I hope future (new) mission planers are looking at 'tethered' gravity instruments that will not have to compete with a full platform of instruments for science time.

Posted by: jmknapp Nov 8 2005, 04:10 PM

Thanks. I note that for T8, radar started from 25,000 km out (scatterometry) and continued for 25,000 km on the other side, meaning the NAC was on the sidelines for that entire time.

Posted by: edstrick Nov 9 2005, 07:58 AM

At a purely arm-waving level, I'd expect a reduction in the data-storage and targeting maneuvers allocated to closest-approach optical/near-ir imaging and increased allocation to maximum resolution and coverage VIMS data.

Posted by: BruceMoomaw Nov 9 2005, 10:53 AM

There are supposed to be four gravity-science Titan flybys during the main mission -- T11, T22, T33 and T38 between February 2006 and December 2007. I believe it's the very first of these that may be replaced by an examination of Lake Ontario -- at any rate, I know there will be a meeting within 2 weeks to discuss the possibility of that replacement, so I presume it's for the first gravity flyby.

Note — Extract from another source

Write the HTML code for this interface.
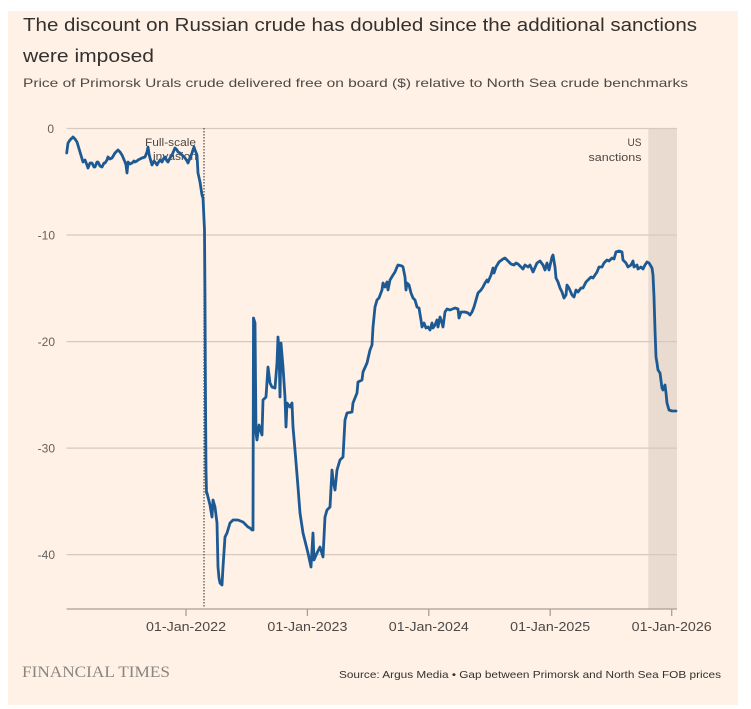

Posted by: The Messenger Nov 9 2005, 04:05 PM

Tough call - especially since a gravity pass near the lake would also be exciting - to some of us. I guess if I were on the gravity team, I would support the change, if they would thrown me another bone, such as a gravity pass of one of the other moons in the very near future.

We only had a few gravity passes during the Galileo mission, and it took years to isolate the Ganymede anomaly. Early gravity passes are necessary - not only to help characterize surface feature, but to have enough time to analyse the data and figure out where future gravity passes should be injected into the mission.

Posted by: volcanopele Nov 9 2005, 05:33 PM

T38 may be replaced with an altimetry pass over Ontario Lacus.

Posted by: BruceMoomaw Nov 10 2005, 12:42 AM

Aha! So it's one of the LATE gravity passes, not the very first one, that would be cancelled. I'd think this would make it easier to plug another gravity pass into the early part of the extended mission as a replacement. In any case, examination of that possible lake is important enough that I think such a replacement justified.

Posted by: tedstryk Nov 10 2005, 02:18 AM

Assuming there will be an extended mission, I would rather see gravity passes there. If precedent is an indicator, the team will be much reduced, leaving much less funding and personel to plan. Better to do these relatively simple flybys then, than when the fully staffed team can plan observations. I also wonder how much gravity data can be obtained, given the problem of atmospheric drag, that, for example, damanged observations during the close non-targeted Enceladus flyby.